Does your team have unclear roles and responsibilities? People end up doing a lot of work, but often it’s work that some people feel they shouldn’t actually be doing.
Sometimes these situations are great. People can jump in and gain experience in varied tasks. This helps your team members develop additional skills. The downside to this is that people in your team who like to avoid work can easily dump that work onto others in your team.
You can improve this situation by clarifying the roles of your team members.
Why unclear roles and responsibilities can be stressful
Unclear roles and responsibilities can be stressful because:
- Your team members don’t understand how they fit into the team, resulting in difficulty in finding that “task significance”. Task significance is the degree to which people feel motivated by being able to see the difference that their job makes.
- People do work that they shouldn’t be or don’t want to be doing
- Team members find it difficult to develop the required skills. Their jobs are not well defined, so it’s hard to tell what skills they need.
In your head, you know what your team members should be doing. However, there is a good chance that other people in the team are confused. This means that clarifying your team members’ job descriptions is a really important step.
Why unclear roles and responsibilities exist in teams
1. People aren’t communicating properly
If you have open communication between your team members, then it should be fairly clear what people in your team need to be doing. In mature teams and organisations, these responsibilities are formalised and documented so that people can clearly see who needs to do what.
Read more about creating open communication in your team.
2. Nobody plans very well
“So, how many people do we need to do this project?”
“Oh, probably about three.”
“OK, we’ll get three people.”
But what would each of these people do? Do they need specific skills and do you need each of them for the same amount of time, or do you need different people throughout the project?
Failing to plan work results in unclear roles and responsibilities. This in turn results in low morale for those people who were hired thinking that they would be doing job X, only to find that they need to be doing job Y (or X + Y!).
This also means that a person’s resume might say that they were performing a certain role, but in reality, they were doing something quite different. Therefore, their experience is not as developed in that area as it could be. I’ve seen plenty of situations where people have had a job title that really doesn’t match what they have been doing every day.

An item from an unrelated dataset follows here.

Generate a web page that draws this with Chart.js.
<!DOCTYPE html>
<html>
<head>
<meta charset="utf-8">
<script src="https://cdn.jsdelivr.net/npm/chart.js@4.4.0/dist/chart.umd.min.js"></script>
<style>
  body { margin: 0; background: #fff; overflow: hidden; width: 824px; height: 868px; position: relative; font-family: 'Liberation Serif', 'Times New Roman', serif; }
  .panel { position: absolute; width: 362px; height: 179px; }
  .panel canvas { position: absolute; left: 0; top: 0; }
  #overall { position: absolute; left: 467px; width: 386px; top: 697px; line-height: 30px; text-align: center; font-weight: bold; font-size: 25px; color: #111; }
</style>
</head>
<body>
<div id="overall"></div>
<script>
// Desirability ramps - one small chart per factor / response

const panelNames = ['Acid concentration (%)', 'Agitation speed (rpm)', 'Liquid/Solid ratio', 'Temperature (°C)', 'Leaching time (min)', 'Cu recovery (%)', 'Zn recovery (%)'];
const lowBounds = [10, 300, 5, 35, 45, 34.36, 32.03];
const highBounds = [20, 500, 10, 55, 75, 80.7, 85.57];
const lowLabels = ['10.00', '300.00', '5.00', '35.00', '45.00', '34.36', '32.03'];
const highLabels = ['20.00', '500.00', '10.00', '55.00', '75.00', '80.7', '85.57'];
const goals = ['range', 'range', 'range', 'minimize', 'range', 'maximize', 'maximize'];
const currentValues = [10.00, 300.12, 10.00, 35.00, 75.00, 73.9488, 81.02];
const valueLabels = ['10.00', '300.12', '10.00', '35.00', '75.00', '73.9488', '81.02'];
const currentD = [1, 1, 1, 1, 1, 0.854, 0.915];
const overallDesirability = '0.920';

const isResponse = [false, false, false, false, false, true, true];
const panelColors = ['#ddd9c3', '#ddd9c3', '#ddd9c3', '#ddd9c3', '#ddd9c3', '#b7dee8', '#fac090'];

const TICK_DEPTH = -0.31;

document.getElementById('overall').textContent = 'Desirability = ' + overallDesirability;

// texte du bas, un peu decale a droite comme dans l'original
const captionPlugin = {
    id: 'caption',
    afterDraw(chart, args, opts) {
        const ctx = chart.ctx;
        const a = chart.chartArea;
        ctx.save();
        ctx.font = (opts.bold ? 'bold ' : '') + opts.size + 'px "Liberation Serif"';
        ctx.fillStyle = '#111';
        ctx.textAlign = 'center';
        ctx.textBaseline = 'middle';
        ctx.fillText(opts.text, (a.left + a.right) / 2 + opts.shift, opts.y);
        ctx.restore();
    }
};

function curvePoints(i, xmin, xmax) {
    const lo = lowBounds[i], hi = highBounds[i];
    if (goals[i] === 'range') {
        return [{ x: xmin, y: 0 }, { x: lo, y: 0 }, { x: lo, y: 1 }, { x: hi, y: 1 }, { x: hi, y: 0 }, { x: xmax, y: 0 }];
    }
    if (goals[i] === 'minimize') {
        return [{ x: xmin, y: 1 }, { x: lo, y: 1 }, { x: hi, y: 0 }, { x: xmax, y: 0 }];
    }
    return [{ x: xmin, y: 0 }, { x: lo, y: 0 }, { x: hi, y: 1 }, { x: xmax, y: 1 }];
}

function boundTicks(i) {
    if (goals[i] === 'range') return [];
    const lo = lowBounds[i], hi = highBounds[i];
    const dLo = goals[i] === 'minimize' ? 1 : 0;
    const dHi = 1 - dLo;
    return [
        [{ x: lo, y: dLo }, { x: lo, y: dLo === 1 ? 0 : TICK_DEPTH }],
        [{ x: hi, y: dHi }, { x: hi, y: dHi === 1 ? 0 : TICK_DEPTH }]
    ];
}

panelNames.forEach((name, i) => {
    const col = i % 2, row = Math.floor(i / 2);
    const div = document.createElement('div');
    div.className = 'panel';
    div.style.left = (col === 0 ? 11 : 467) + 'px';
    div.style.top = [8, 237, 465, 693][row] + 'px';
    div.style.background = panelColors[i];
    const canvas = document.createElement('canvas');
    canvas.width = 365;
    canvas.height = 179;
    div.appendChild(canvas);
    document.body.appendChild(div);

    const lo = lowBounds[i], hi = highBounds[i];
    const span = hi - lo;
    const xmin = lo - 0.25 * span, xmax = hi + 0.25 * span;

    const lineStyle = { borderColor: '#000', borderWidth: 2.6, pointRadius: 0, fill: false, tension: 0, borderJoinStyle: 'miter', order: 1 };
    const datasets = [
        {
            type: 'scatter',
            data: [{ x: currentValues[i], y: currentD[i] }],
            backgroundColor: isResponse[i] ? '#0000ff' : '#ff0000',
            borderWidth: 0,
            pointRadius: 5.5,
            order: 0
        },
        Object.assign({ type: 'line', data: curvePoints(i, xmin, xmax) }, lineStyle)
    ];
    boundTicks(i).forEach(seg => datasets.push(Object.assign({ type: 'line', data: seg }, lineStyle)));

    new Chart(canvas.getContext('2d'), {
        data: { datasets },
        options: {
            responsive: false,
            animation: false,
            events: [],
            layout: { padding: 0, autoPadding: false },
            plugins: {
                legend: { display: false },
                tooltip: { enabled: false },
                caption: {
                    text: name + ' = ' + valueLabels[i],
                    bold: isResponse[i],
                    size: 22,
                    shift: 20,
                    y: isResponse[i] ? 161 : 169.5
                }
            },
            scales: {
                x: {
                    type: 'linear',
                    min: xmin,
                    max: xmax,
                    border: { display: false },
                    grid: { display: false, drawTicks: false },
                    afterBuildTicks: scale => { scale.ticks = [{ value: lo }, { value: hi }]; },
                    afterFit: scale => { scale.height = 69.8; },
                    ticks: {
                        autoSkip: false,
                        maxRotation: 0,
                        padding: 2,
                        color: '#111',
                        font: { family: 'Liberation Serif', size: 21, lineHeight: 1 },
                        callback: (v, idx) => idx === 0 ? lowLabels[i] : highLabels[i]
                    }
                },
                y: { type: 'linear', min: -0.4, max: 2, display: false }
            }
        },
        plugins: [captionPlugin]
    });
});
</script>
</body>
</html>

3. Under-resourcing is the default option
Companies are struggling in many economies around the world. As a result, the default for most teams is to be under resourced. Rather than risk hiring too many people, they’ll try the bare minimum first.
Unfortunately, often the bare minimum is what remains. People end up doing more than their normal roles require to make up the shortfall and after a while, the role definitions of these people are markedly different than what they signed up for.

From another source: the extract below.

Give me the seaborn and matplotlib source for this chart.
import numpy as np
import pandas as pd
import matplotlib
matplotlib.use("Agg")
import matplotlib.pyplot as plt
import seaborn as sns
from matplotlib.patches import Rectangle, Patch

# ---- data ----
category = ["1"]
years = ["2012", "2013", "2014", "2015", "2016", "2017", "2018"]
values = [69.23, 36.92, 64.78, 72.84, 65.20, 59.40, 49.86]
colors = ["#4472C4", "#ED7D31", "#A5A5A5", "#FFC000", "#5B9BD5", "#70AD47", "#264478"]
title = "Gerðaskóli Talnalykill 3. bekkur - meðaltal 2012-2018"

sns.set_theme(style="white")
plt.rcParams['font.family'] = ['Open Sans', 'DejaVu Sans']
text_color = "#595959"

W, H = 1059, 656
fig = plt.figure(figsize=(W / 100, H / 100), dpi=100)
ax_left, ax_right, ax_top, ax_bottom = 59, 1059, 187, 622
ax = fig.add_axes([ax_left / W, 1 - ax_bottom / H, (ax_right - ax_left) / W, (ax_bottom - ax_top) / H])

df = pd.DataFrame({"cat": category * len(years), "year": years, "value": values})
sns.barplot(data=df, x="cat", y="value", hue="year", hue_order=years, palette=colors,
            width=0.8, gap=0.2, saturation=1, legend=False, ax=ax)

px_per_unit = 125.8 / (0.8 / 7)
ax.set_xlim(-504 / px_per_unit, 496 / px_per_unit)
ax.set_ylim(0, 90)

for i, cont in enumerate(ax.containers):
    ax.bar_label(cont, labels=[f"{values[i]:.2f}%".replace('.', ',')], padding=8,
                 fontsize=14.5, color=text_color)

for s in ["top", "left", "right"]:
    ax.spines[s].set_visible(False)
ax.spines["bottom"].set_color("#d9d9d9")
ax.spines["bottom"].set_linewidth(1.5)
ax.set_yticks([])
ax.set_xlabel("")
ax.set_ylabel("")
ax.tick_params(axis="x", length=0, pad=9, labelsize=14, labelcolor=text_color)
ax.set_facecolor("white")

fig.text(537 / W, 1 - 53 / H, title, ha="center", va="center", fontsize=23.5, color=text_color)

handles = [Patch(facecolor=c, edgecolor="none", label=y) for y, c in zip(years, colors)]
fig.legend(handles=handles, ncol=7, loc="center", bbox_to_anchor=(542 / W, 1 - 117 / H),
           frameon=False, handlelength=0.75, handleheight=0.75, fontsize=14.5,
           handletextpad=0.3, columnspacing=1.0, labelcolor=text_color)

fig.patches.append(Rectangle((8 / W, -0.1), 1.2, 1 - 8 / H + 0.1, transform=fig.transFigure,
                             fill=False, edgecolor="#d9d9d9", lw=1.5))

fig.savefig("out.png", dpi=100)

How to fix unclear roles and responsibilities in your team
1. Clarify roles in your team by finding the gaps
List the tasks you think your team members should be performing as part of their role. Use their job description as a guide. Now, write down the tasks that they actually are performing. Is there a difference? The difference includes the gaps between their perceived and actual role.
For each of these gaps, identify who in your team you think should be performing the work. Remember that somebody else in another team might actually be performing work that your team should be doing.
If the size of the gaps are large, or these gaps are resulting in stress for your team, then you should look at making a change. Use your list of gaps as the starting point to clear things up.
2. Clarify roles in your team by developing a RACI
Consider clearing up unclear roles and responsibilities by developing a RACI matrix to define the roles in the team. RACI is an acronym, which means:
R = Responsible (doing the work)
A = Accountable (will be ultimately held accountable for the work)
C = Consulted (should be consulted for their opinion)
I = Informed (should be told of the outcome or progress, but doesn’t need to be consulted).
Create a grid and write a list of the tasks on the top, and the people or roles on the left. In each cell in the grid, you need to put one or more of the RACI letters, where appropriate. An important thing to remember is that for a given task, you should never have more than one “A”. Only one person can be accountable for something.
Putting tasks in this matrix structure, agreeing them and communicating to your team and others sets the standard for what each person is doing. If you have this formally approved then this can be useful, but even broad agreement is enough to be helpful.
3. Clarify roles in your team by communicating properly
It’s a good idea to openly communicate with your team to validate your thinking when fixing unclear roles and responsibilities. If you feel like your team members need to clarify their roles, then it’s likely they feel the same.
Remember: if the roles in your team don’t seem clear to you, then they probably aren’t clear to others either. Be sure to ask questions and clarify your understanding.
Go and start clearing up the unclear roles and responsibilities, so that everyone can do their jobs well. This will improve performance, result in greater job satisfaction and reduce the ability for others to avoid doing their work.